Try to Embrace Change
This idea of getting your "body back" is something we hear all the time in the health and fitness industry. Guess what, my body never actually went anywhere...things just changed. Things are always changing. I am not going to look like I did when I was 18 nor like I did pre-baby. Time passes, we get bigger, we get smaller - it's part of being human and it certainly doesn't define your worth.
We will never remain the same person because our circumstances change as time goes on. Let's also address the fact that we just created a human being, grew this baby for nine months and then passed him through our body! How incredible is that!? Our bodies are different after giving birth and we don't need to rush to remove all traces of this stage in our lives. Accept that things are different, try to embrace it and move on.
Part of embracing change is also clearing the mind of negative thoughts. Oh, it is SO easy to go down this rabbit hole! I would do it mostly during the hours of 2 - 3am after I had been up five times with my newborn whilst thinking that I'd never sleep or function normally again as long as I lived. Those countless weeks and months of sleep deprivation can be really dark. And so it's important to surround yourself with positivity because drumming it up on your own isn't easy.

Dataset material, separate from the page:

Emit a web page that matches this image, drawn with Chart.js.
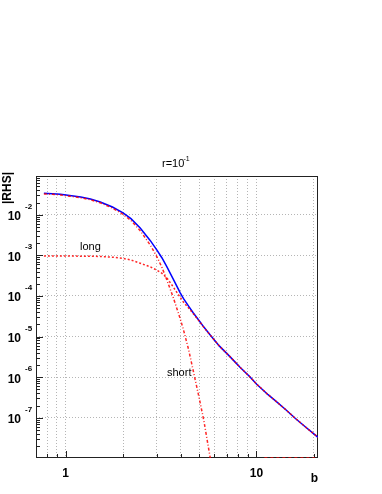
<!DOCTYPE html>
<html>
<head>
<meta charset="utf-8">
<script src="https://cdn.jsdelivr.net/npm/chart.js@4.4.0/dist/chart.umd.min.js"></script>
<style>
  html, body { margin: 0; padding: 0; background: #fff; }
  #wrap { width: 382px; height: 494px; }
</style>
</head>
<body>
<div id="wrap"><canvas id="rhs" width="382" height="494"></canvas></div>
<script>
// impact parameter b and |RHS|
const bValues = [0.77, 0.85, 0.94, 1.05, 1.2, 1.35, 1.52, 1.76, 2.0, 2.2, 2.46, 2.78, 3.01, 3.2, 3.39, 3.67,
  3.98, 4.14, 4.4, 4.67, 5.0, 5.3, 5.71, 6.4, 7.26, 8.2, 9.23, 10, 11.5, 12.5, 14.3, 16, 18, 21];
const totalRHS = [0.0336, 0.0330, 0.0318, 0.0297, 0.0273, 0.0244, 0.0206, 0.0155, 0.01107, 0.0080, 0.0047,
  0.0023, 0.00135, 8.6e-4, 5.3e-4, 2.55e-4, 1.21e-4, 8.7e-5, 5.7e-5, 3.8e-5, 2.48e-5, 1.71e-5, 1.11e-5,
  5.8e-6, 3.2e-6, 1.75e-6, 1.02e-6, 6.8e-7, 3.7e-7, 2.67e-7, 1.55e-7, 9.6e-8, 6.0e-8, 3.3e-8];
const longRHS = [9.6e-4, 9.6e-4, 9.6e-4, 9.6e-4, 9.55e-4, 9.5e-4, 9.4e-4, 9.0e-4, 8.4e-4, 7.7e-4, 6.4e-4,
  5.2e-4, 4.3e-4, 3.6e-4, 2.8e-4, 1.65e-4, 9.3e-5, 7.1e-5, 5.1e-5, 3.65e-5, 2.43e-5, 1.69e-5, 1.1e-5,
  5.8e-6, 3.2e-6, 1.75e-6, 1.02e-6, 6.8e-7, 3.7e-7, 2.67e-7, 1.55e-7, 9.6e-8, 6.0e-8, 3.3e-8];
const shortB = [0.77, 0.85, 0.94, 1.05, 1.2, 1.35, 1.52, 1.76, 2.0, 2.2, 2.46, 2.78, 3.01, 3.2, 3.39, 3.67,
  3.98, 4.14, 4.4, 4.67, 5.0, 5.3, 5.71, 6.0];
const shortRHS = [0.0326, 0.0320, 0.0308, 0.0287, 0.0263, 0.0234, 0.0197, 0.0146, 0.0102, 0.00723, 0.00406,
  0.00178, 9.2e-4, 5.0e-4, 2.5e-4, 9.0e-5, 2.8e-5, 1.5e-5, 5.0e-6, 1.4e-6, 3.2e-7, 8.5e-8, 1.1e-8, 3.0e-9];

const X_MIN = 0.705, X_MAX = 21;
const Y_MIN = 1.02e-8, Y_MAX = 0.09;

// short part sits on the floor of the plot at large b
const floorB = [11, 20.2];
const floorRHS = [Y_MIN, Y_MIN];

const xGridValues = [0.8, 0.9, 1, 2, 3, 4, 5, 6, 7, 8, 9, 10, 20];
const xTickValues = [1, 10];
const xTickLabels = ['1', '10'];
const yDecades = [-7, -6, -5, -4, -3, -2];

const FONT = '"Liberation Sans", Arial, Helvetica, sans-serif';

const points = (xs, ys) => xs.map((b, i) => ({ x: b, y: ys[i] }));

const rootFrame = {
  id: 'rootFrame',
  beforeDraw(chart) {
    const { ctx, width, height } = chart;
    ctx.save();
    ctx.fillStyle = '#fff';
    ctx.fillRect(0, 0, width, height);
    ctx.restore();
  },
  beforeDatasetsDraw(chart) {
    const { ctx, chartArea: area } = chart;
    const xs = chart.scales.x;
    const ys = chart.scales.y;
    ctx.save();

    // frame
    ctx.strokeStyle = '#222';
    ctx.lineWidth = 1;
    ctx.strokeRect(area.left + 0.5, area.top + 0.5, area.right - area.left - 1, area.bottom - area.top - 1);

    // tick marks on the inside, ROOT style
    ctx.beginPath();
    for (let k = -8; k <= -2; k++) {
      for (let m = 1; m <= 9; m++) {
        const v = m * Math.pow(10, k);
        if (v < Y_MIN || v > Y_MAX) continue;
        const py = Math.round(ys.getPixelForValue(v)) + 0.5;
        const len = m === 1 ? 7 : 4;
        ctx.moveTo(area.left, py);
        ctx.lineTo(area.left + len, py);
      }
    }
    xGridValues.forEach((v) => {
      const px = Math.round(xs.getPixelForValue(v)) + 0.5;
      const len = xTickValues.includes(v) ? 7 : 4;
      ctx.moveTo(px, area.bottom);
      ctx.lineTo(px, area.bottom - len);
    });
    ctx.stroke();
    ctx.restore();
  },
  afterDraw(chart) {
    const { ctx } = chart;
    const xs = chart.scales.x;
    const ys = chart.scales.y;
    ctx.save();
    ctx.fillStyle = '#000';
    ctx.textBaseline = 'alphabetic';

    // y labels: 10 with exponent
    yDecades.forEach((k) => {
      const py = ys.getPixelForValue(Math.pow(10, k));
      ctx.font = 'bold 12px ' + FONT;
      ctx.textAlign = 'right';
      ctx.fillText('10', 21, py + 5.5);
      ctx.font = 'bold 8px ' + FONT;
      ctx.textAlign = 'left';
      ctx.fillText(String(k), 25, py - 6);
    });

    // x labels
    ctx.font = 'bold 12px ' + FONT;
    ctx.textAlign = 'center';
    xTickValues.forEach((v, i) => {
      ctx.fillText(xTickLabels[i], xs.getPixelForValue(v), 477);
    });

    // axis titles
    ctx.fillText('b', 314.5, 481.5);
    ctx.save();
    ctx.translate(10.5, 172);
    ctx.rotate(-Math.PI / 2);
    ctx.textAlign = 'right';
    ctx.fillText('|RHS|', 0, 0);
    ctx.restore();

    // title
    ctx.font = '11px ' + FONT;
    ctx.textAlign = 'left';
    ctx.fillText('r=10', 162, 167);
    ctx.font = '7px ' + FONT;
    ctx.fillText('-1', 183.5, 161);

    // curve labels
    ctx.font = '11px ' + FONT;
    ctx.fillText('long', 80, 250);
    ctx.fillText('short', 167, 376);

    ctx.restore();
  }
};

const canvas = document.getElementById('rhs');

new Chart(canvas, {
  type: 'line',
  data: {
    datasets: [
      {
        label: 'long',
        data: points(bValues, longRHS),
        borderColor: 'rgba(255,0,0,0.85)',
        borderWidth: 1.5,
        borderDash: [2, 2],
      },
      {
        label: 'short',
        data: points(shortB, shortRHS),
        borderColor: 'rgba(255,0,0,0.85)',
        borderWidth: 1.5,
        borderDash: [3, 2, 1, 2],
      },
      {
        label: 'short floor',
        data: points(floorB, floorRHS),
        borderColor: 'rgba(255,0,0,0.85)',
        borderWidth: 1.5,
        borderDash: [3, 3],
      },
      {
        label: 'total',
        data: points(bValues, totalRHS),
        borderColor: '#0000ff',
        borderWidth: 1.5,
      },
    ],
  },
  options: {
    responsive: false,
    animation: false,
    devicePixelRatio: 1,
    layout: { padding: { top: 176, right: 64, left: 0, bottom: 0 } },
    elements: { point: { radius: 0 }, line: { tension: 0 } },
    plugins: { legend: { display: false }, tooltip: { enabled: false } },
    scales: {
      x: {
        type: 'logarithmic',
        min: X_MIN,
        max: X_MAX,
        afterBuildTicks: (scale) => { scale.ticks = xGridValues.map((v) => ({ value: v })); },
        afterFit: (scale) => { scale.height = 36; },
        ticks: { display: false },
        grid: { color: 'rgba(150,150,150,0.7)', lineWidth: 1, drawTicks: false },
        border: { display: false, dash: [1, 2] },
      },
      y: {
        type: 'logarithmic',
        min: Y_MIN,
        max: Y_MAX,
        afterBuildTicks: (scale) => { scale.ticks = yDecades.map((k) => ({ value: Math.pow(10, k) })); },
        afterFit: (scale) => { scale.width = 36; },
        ticks: { display: false },
        grid: { color: 'rgba(150,150,150,0.7)', lineWidth: 1, drawTicks: false },
        border: { display: false, dash: [1, 2] },
      },
    },
  },
  plugins: [rootFrame],
});
</script>
</body>
</html>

My advice when scrolling Instagram by the light of your iPhone while breastfeeding endlessly each night? Clean out and get rid of negative social media. By this, I mean any person or account that makes you compare or feel bad about yourself. How many times have we done this? "Why does that girl have a six-pack three weeks after giving birth when I look like I just at a pizzeria?” "Why is her makeup perfectly done and outfit styled while holding her three-week-old and I look like death on two legs?" One word: Unfollow!
Make Time For Yourself, Mama!
After my second son was born, the concept of "alone time" became pretty scarce. Always at least a set (or four sets) of eyes on me at all times, especially when going to the toilet! (Two dogs and two kids make a decent audience.) Being a mother is demanding; someone always needs you and although it can feel good to be needed, sometimes I just NEED time for myself!
Having interests outside of changing diapers and playing Paw Patrol makes me feel like a little bit of myself again. Finding my "me time" means going back to the thing that I enjoyed so much before babies: my fitness. Let me be clear though, although I prioritise this activity in my life, I do have a hard rule that if I've had five or fewer hours of sleep that night then fitness goes out the window. My "me time" might just be a walk to my favourite coffee shop. Make time for yourself because pouring from an empty (and sleep-deprived) cup doesn't give you or your family the best version of you.
I'm still learning; fitness, my body and my mind have an evolving relationship. Some days I feel grateful for what I have, and other days I get frustrated that I can't lift as much weight as I could before kids or that my abdominal muscles feel like they just won’t do what my mind wants them to do. We will all have our ups and downs. But this stretched, beautiful, capable mama body was made to move and that's what I will keep doing. Movement and strength are what I'll show my kids. A relationship with fitness is what I hope they will grow into and love one day as much as I do.